AIM - Repeat the records word for word, excluding any picture.

SUPPLIED RECORDS -

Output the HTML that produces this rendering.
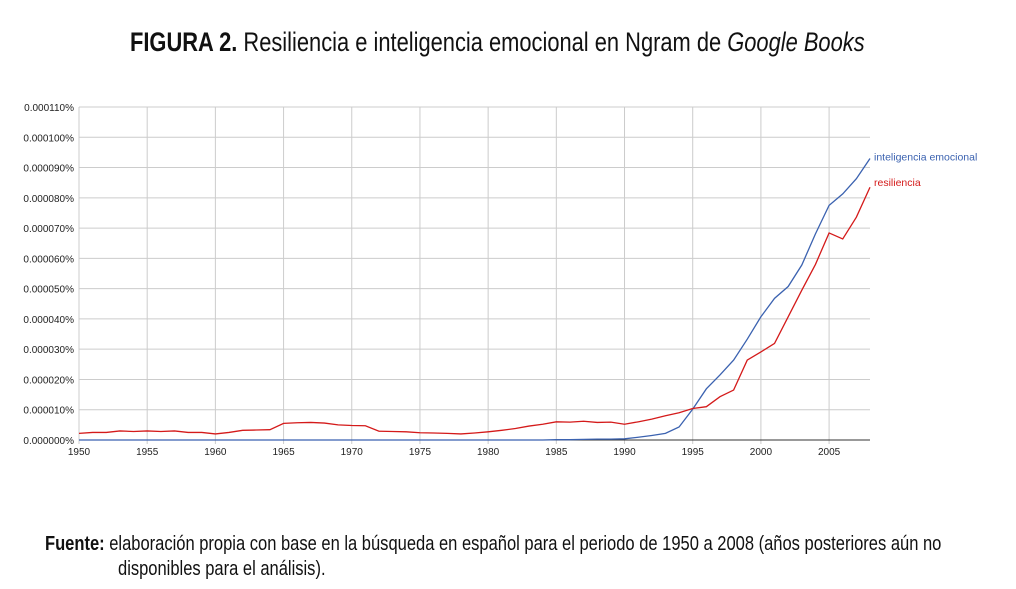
<!DOCTYPE html>
<html><head><meta charset="utf-8"><style>
body{margin:0;background:#fff;width:1016px;height:589px;overflow:hidden;position:relative;font-family:"Liberation Sans",sans-serif}
.t{position:absolute;white-space:nowrap}
#title{left:130px;top:27px;font-size:27px;color:#111;transform:scaleX(0.81);transform-origin:left top}
.foot{font-size:20px;color:#111;transform:scaleX(0.826);transform-origin:left top}
</style></head><body>
<div id="title" class="t"><b>FIGURA 2.</b> Resiliencia e inteligencia emocional en Ngram de <i>Google Books</i></div>
<svg id="chart" width="1016" height="589" style="position:absolute;left:0;top:0"></svg>
<div class="t foot" style="left:45px;top:533px"><b>Fuente:</b> elaboración propia con base en la búsqueda en español para el periodo de 1950 a 2008 (años posteriores aún no</div>
<div class="t foot" style="left:118px;top:558px">disponibles para el análisis).</div>
<script>
const years=[];for(let y=1950;y<=2008;y++)years.push(y);
const resiliencia=[2.2,2.5,2.5,3.0,2.8,3.0,2.8,3.0,2.5,2.5,2.0,2.5,3.2,3.3,3.4,5.5,5.7,5.8,5.6,5.0,4.8,4.7,2.9,2.8,2.7,2.4,2.3,2.2,2.0,2.3,2.7,3.2,3.8,4.6,5.2,6.0,5.9,6.2,5.8,5.9,5.2,6.0,6.9,8.0,9.0,10.4,11.0,14.3,16.5,26.4,29.1,31.9,40.7,49.5,58,68.4,66.4,73.6,83.5];
const inteligencia=[0,0,0,0,0,0,0,0,0,0,0,0,0,0,0,0,0,0,0,0,0,0,0,0,0,0,0,0,0,0,0,0,0,0,0,0.1,0.1,0.2,0.3,0.3,0.4,0.9,1.5,2.2,4.3,10.2,16.9,21.5,26.4,33.3,40.7,46.8,50.7,57.8,68.1,77.5,81.3,86.3,93];
const yTicks=[0,10,20,30,40,50,60,70,80,90,100,110];
const xTicks=[1950,1955,1960,1965,1970,1975,1980,1985,1990,1995,2000,2005];
const svg=document.getElementById('chart');const NS='http://www.w3.org/2000/svg';
const X=y=>79+(y-1950)*(870-79)/58;
const Y=v=>440-v*(440-107)/110;
function mk(t,a){const e=document.createElementNS(NS,t);for(const k in a)e.setAttribute(k,a[k]);svg.appendChild(e);return e;}
yTicks.forEach(v=>{const l=mk('line',{x1:79,x2:870,y1:Y(v),y2:Y(v),stroke:v?'#ccc':'#333','stroke-width':1});


const t=mk('text',{x:74,y:Y(v)+4,'text-anchor':'end','font-size':10,fill:'#222'});t.textContent=(v/1e6).toFixed(6)+'%';

});
xTicks.forEach(v=>{const l=mk('line',{x1:X(v),x2:X(v),y1:107,y2:444,stroke:'#ccc','stroke-width':1});


const t=mk('text',{x:X(v),y:455,'text-anchor':'middle','font-size':10,fill:'#222'});t.textContent=v;

});
mk('line',{x1:79,x2:870,y1:440,y2:440,stroke:'#333'});
function series(d,c,name,label,ly){const p=mk('polyline',{points:d.map((v,i)=>X(years[i])+','+Y(v)).join(' '),fill:'none',stroke:c,'stroke-width':1.3});


const t=mk('text',{x:874,y:ly,'font-size':10.5,fill:c});t.textContent=label;

}
series(inteligencia,'#3b62b0','inteligencia','inteligencia emocional',Y(inteligencia[58])+2);
series(resiliencia,'#d41a1a','resiliencia','resiliencia',Y(resiliencia[58])-1);
</script>
</body></html>
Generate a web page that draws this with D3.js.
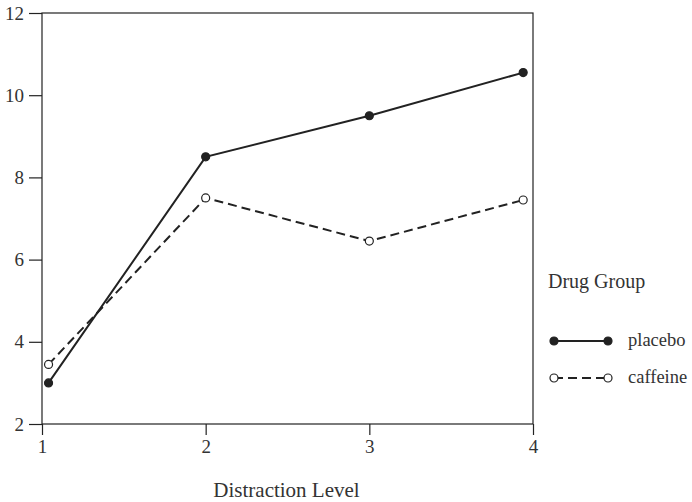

WRITTEN REPLY -
Output the HTML that produces this rendering.
<!DOCTYPE html>
<html><head><meta charset="utf-8"><style>
body{margin:0;background:#fff;width:1016px;height:589px;overflow:hidden;position:relative;font-family:"Liberation Sans",sans-serif}
.t{position:absolute;white-space:nowrap}
#title{left:130px;top:27px;font-size:27px;color:#111;transform:scaleX(0.81);transform-origin:left top}
.foot{font-size:20px;color:#111;transform:scaleX(0.826);transform-origin:left top}
</style></head><body>
<div id="title" class="t"><b>FIGURA 2.</b> Resiliencia e inteligencia emocional en Ngram de <i>Google Books</i></div>
<svg id="chart" width="1016" height="589" style="position:absolute;left:0;top:0"></svg>
<div class="t foot" style="left:45px;top:533px"><b>Fuente:</b> elaboración propia con base en la búsqueda en español para el periodo de 1950 a 2008 (años posteriores aún no</div>
<div class="t foot" style="left:118px;top:558px">disponibles para el análisis).</div>
<script>
const years=[];for(let y=1950;y<=2008;y++)years.push(y);
const resiliencia=[2.2,2.5,2.5,3.0,2.8,3.0,2.8,3.0,2.5,2.5,2.0,2.5,3.2,3.3,3.4,5.5,5.7,5.8,5.6,5.0,4.8,4.7,2.9,2.8,2.7,2.4,2.3,2.2,2.0,2.3,2.7,3.2,3.8,4.6,5.2,6.0,5.9,6.2,5.8,5.9,5.2,6.0,6.9,8.0,9.0,10.4,11.0,14.3,16.5,26.4,29.1,31.9,40.7,49.5,58,68.4,66.4,73.6,83.5];
const inteligencia=[0,0,0,0,0,0,0,0,0,0,0,0,0,0,0,0,0,0,0,0,0,0,0,0,0,0,0,0,0,0,0,0,0,0,0,0.1,0.1,0.2,0.3,0.3,0.4,0.9,1.5,2.2,4.3,10.2,16.9,21.5,26.4,33.3,40.7,46.8,50.7,57.8,68.1,77.5,81.3,86.3,93];
const yTicks=[0,10,20,30,40,50,60,70,80,90,100,110];
const xTicks=[1950,1955,1960,1965,1970,1975,1980,1985,1990,1995,2000,2005];
const svg=document.getElementById('chart');const NS='http://www.w3.org/2000/svg';
const X=y=>79+(y-1950)*(870-79)/58;
const Y=v=>440-v*(440-107)/110;
function mk(t,a){const e=document.createElementNS(NS,t);for(const k in a)e.setAttribute(k,a[k]);svg.appendChild(e);return e;}
yTicks.forEach(v=>{const l=mk('line',{x1:79,x2:870,y1:Y(v),y2:Y(v),stroke:v?'#ccc':'#333','stroke-width':1});


const t=mk('text',{x:74,y:Y(v)+4,'text-anchor':'end','font-size':10,fill:'#222'});t.textContent=(v/1e6).toFixed(6)+'%';

});
xTicks.forEach(v=>{const l=mk('line',{x1:X(v),x2:X(v),y1:107,y2:444,stroke:'#ccc','stroke-width':1});


const t=mk('text',{x:X(v),y:455,'text-anchor':'middle','font-size':10,fill:'#222'});t.textContent=v;

});
mk('line',{x1:79,x2:870,y1:440,y2:440,stroke:'#333'});
function series(d,c,name,label,ly){const p=mk('polyline',{points:d.map((v,i)=>X(years[i])+','+Y(v)).join(' '),fill:'none',stroke:c,'stroke-width':1.3});


const t=mk('text',{x:874,y:ly,'font-size':10.5,fill:c});t.textContent=label;

}
series(inteligencia,'#3b62b0','inteligencia','inteligencia emocional',Y(inteligencia[58])+2);
series(resiliencia,'#d41a1a','resiliencia','resiliencia',Y(resiliencia[58])-1);
</script>
</body></html>
Generate a web page that draws this with D3.js.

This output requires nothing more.